=== Data provided ===

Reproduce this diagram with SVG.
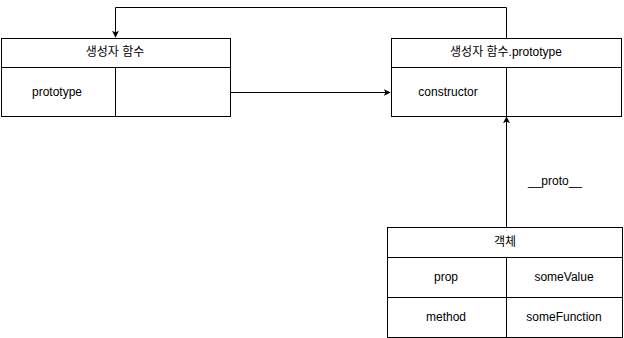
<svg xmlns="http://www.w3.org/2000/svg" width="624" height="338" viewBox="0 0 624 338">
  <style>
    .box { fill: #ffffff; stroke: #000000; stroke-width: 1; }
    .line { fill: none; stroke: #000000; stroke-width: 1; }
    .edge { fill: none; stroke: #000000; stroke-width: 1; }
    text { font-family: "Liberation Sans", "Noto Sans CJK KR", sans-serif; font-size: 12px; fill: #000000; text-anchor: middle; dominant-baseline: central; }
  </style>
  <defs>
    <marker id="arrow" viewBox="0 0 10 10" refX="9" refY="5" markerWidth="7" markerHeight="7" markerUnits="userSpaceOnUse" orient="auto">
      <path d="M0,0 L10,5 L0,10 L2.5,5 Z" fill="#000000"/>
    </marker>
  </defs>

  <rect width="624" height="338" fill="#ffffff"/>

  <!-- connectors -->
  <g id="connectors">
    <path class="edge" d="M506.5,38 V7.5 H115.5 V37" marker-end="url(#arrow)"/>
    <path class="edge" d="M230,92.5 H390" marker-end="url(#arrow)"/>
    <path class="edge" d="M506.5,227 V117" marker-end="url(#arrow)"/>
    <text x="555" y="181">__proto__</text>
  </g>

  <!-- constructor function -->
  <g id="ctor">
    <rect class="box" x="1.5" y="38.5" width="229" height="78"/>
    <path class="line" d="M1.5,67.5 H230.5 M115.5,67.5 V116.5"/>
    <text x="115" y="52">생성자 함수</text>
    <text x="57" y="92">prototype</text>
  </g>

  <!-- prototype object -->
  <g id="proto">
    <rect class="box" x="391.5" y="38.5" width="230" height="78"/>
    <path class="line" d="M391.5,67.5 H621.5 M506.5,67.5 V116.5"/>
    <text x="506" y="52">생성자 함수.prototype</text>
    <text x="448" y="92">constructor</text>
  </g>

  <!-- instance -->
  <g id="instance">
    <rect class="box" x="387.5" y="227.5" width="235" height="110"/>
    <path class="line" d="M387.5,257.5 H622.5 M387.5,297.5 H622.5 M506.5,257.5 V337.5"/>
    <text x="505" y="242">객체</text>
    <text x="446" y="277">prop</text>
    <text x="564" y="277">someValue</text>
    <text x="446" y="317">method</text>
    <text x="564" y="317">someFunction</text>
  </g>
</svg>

===
=== Data provided ===

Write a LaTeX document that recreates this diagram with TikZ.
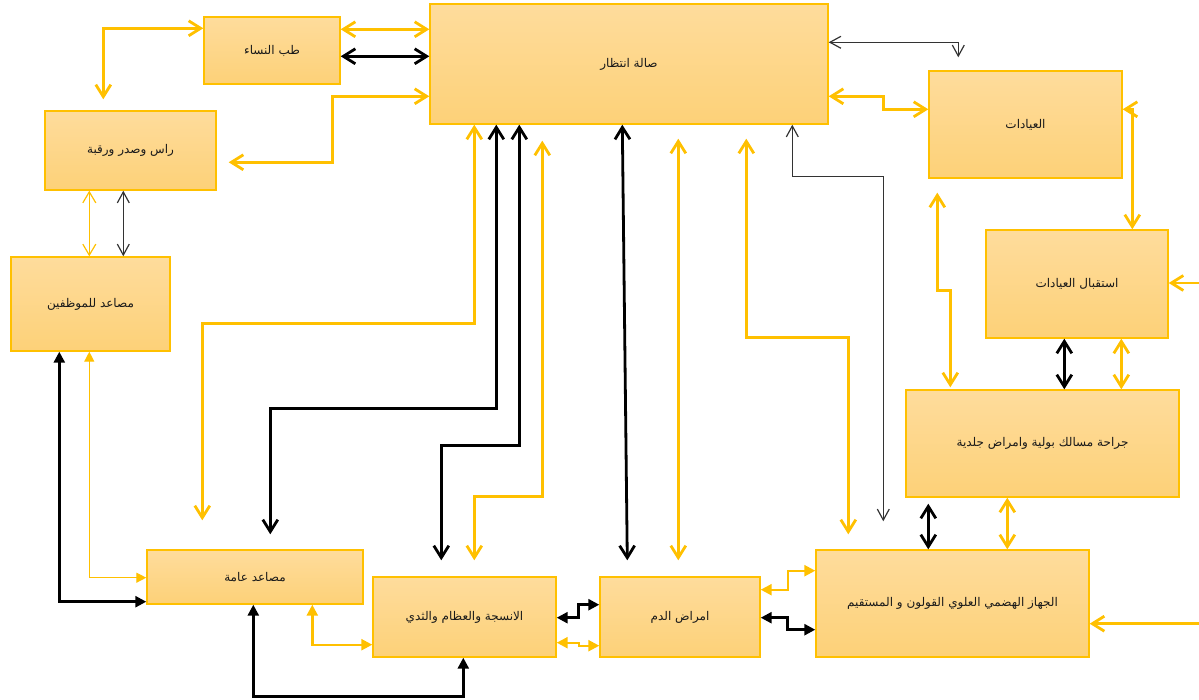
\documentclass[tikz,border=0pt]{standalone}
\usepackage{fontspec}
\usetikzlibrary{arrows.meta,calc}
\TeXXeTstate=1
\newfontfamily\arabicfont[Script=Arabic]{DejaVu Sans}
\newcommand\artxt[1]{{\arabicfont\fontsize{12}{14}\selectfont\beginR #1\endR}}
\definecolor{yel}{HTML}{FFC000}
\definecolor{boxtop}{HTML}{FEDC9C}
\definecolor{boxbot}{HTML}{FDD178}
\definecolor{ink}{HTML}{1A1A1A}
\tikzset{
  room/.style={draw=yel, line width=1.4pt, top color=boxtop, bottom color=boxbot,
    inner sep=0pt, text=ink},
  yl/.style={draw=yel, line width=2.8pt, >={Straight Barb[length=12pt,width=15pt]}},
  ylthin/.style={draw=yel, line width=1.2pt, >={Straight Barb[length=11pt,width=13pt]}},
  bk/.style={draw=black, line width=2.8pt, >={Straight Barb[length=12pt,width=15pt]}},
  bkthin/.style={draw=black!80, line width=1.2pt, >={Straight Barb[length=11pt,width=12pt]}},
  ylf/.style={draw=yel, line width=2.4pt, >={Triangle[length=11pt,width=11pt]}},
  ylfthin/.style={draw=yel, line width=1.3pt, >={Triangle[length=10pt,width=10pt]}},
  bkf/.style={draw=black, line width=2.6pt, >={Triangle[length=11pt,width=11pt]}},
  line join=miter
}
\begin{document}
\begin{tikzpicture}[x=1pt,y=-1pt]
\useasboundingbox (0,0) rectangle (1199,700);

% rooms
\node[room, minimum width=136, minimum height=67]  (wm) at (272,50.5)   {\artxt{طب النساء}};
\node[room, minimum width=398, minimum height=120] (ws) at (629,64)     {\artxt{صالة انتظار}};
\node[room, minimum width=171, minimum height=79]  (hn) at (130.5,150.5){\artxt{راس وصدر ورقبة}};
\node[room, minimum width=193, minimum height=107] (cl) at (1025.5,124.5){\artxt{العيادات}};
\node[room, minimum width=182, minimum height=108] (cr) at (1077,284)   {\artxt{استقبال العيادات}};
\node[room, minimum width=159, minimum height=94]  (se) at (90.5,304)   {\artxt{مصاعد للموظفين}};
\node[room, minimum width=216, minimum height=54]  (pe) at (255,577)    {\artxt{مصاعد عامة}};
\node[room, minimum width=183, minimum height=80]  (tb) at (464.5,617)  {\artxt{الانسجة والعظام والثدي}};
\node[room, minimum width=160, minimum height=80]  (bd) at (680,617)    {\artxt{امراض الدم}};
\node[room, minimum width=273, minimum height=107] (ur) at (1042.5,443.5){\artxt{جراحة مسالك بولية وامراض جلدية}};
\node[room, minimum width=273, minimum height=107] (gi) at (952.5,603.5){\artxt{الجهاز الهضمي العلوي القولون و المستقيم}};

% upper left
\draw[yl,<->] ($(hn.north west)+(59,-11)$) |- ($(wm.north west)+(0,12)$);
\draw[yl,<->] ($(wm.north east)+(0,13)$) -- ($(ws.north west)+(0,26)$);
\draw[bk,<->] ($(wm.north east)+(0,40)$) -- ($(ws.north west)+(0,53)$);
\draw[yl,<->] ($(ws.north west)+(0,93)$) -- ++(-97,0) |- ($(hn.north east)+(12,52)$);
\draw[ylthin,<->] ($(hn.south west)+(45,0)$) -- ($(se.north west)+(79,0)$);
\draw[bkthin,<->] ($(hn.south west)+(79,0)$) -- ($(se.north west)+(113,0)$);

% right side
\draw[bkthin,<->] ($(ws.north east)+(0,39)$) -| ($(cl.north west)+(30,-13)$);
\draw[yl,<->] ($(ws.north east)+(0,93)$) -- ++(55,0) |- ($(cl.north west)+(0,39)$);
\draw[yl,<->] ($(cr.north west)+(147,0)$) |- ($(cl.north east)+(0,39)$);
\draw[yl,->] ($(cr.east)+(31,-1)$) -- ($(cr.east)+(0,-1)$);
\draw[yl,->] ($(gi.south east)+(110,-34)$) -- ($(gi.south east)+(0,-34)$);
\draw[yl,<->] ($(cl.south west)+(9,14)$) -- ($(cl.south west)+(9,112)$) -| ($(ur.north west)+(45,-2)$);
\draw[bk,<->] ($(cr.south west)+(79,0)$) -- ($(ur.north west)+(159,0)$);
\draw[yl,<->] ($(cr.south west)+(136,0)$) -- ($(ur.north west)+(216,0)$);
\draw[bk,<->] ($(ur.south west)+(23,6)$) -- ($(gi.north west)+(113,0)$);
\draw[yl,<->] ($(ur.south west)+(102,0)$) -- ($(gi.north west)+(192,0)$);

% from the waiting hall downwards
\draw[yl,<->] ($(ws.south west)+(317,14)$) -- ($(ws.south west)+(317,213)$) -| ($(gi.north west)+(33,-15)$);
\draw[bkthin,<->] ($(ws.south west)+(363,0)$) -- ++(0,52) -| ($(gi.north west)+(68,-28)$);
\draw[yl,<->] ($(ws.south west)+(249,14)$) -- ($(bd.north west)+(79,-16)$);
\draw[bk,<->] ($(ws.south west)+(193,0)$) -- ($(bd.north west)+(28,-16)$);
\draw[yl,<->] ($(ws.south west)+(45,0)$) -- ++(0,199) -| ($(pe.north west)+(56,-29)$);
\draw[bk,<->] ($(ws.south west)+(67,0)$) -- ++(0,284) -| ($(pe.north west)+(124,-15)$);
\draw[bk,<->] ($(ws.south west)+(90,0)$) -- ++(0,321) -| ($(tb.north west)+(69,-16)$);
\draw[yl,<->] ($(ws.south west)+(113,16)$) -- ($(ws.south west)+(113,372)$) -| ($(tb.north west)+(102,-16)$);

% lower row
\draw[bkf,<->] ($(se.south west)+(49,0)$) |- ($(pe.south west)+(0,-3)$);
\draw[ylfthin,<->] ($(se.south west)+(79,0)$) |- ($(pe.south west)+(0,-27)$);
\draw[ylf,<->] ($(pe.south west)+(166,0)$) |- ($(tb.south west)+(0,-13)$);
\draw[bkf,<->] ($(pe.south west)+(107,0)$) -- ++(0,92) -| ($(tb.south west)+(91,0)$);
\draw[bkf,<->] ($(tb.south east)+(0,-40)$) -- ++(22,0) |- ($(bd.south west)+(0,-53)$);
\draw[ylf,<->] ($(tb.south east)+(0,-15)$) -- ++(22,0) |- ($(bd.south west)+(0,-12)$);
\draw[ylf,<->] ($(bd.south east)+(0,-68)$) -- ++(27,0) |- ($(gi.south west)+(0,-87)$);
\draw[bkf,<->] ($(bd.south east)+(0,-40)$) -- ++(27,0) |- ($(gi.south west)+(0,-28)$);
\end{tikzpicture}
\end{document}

===

Exercise
Return every line of the preceding records in which the word "diagram" appears.

Result of the exercise
Reproduce this diagram with SVG.
Write a LaTeX document that recreates this diagram with TikZ.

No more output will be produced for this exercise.